- Leader: Rosalyn Parker-Lee
- Founder: Mike Gilbert
- Founded: 16 March 2017; 9 years ago
- Headquarters: 22 Tower Street, Boston, Lincs, PE21 8RX
- Ideology: Localism Non-partisan democracy "Small State Socialism"
- Political position: Syncretic
- Colors: Blue
- Boston Borough Council: 1 / 30

Website
- abluerevolution.org

= Blue Revolution Party =

Blue Revolution is a British political party based in Boston, Lincolnshire. It was founded in 2017 by former Conservative Boston borough councillor, Mike Gilbert. The party aims to give many people, from various backgrounds, the chance to run in elections, without traditional party structures. It tries to achieve this by giving anyone who endorses the party's core values of "Contract", "Choice" and "Consent" the ability to use its logo, branding and party material.

== History ==
It was founded in 2017 to "give blue collar workers more representation" in a political system that founder Mike Gilbert viewed as being too elitist and tribal. Gilbert stood as a candidate for Boston and Skegness in the general election of that year. He came last with 0.7% of the vote.

In 2019, the party formed an alliance with the Bostonian Independent Group for the local election that May, in an effort to tackle issues such as fly-tipping and anti-social behaviour. None of Blue Revolutions candidates were elected.

The party stood in five divisions under the name "For the People not the Party" in the 2021 Lincolnshire County Council election but didn't get any councillors elected.

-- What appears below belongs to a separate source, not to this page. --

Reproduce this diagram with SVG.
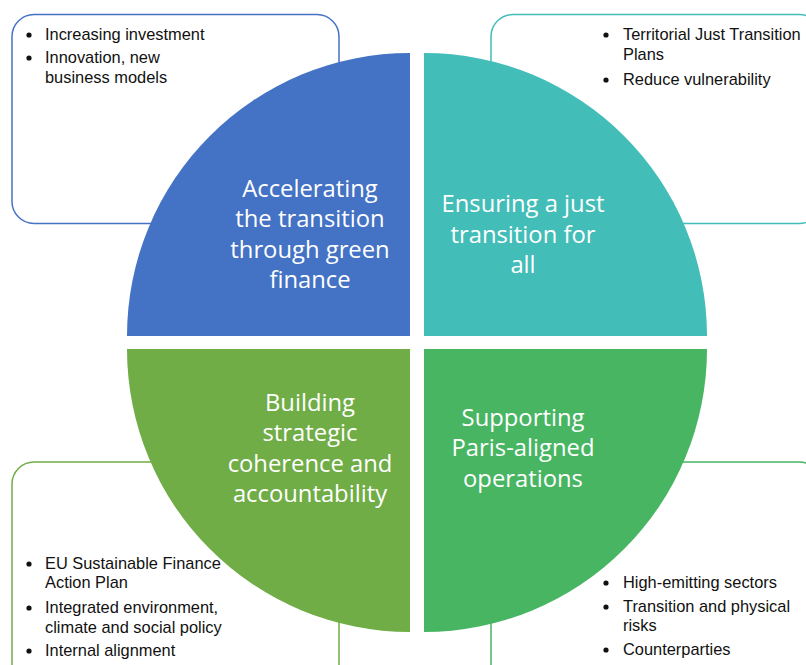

In the 2023 Boston Borough Council election, Gilbert was elected as the party's first councillor, taking one of the two seats available in the Staniland Ward.

Gilbert stood in Boston and Skegness for a second time, in the 2024 general election. He was unsuccessful in winning the seat, receiving 1% of the vote.

== Manifesto ==
Blue Revolution describes itself as "The home of small state socialism" and "not a traditional right or left-wing platform". Instead it views itself as a brand identity, that avoids the bureaucracy of traditional parties. The party believes that the British political system has failed for the past 40 years, with negative effects including the Iraq War, the sale of council houses, the introduction of university tuition fees, and excessive consumerism.

Although it intends for its elected candidates to be functionally independent, it does have a manifesto built around five broad aims:

1. Raise awareness of the need to end party based political systems, including banning whipping.
2. To increase the power of people and reduce the power of the "state-funded elite".
3. To reduce elitism and unfairness through the principles of "Contract", "Choice" and "Consent".
4. Build an economy that is not based on debt.
5. Reducing demand to reverse environmental destruction and ending the use of economic growth as an objective for policy.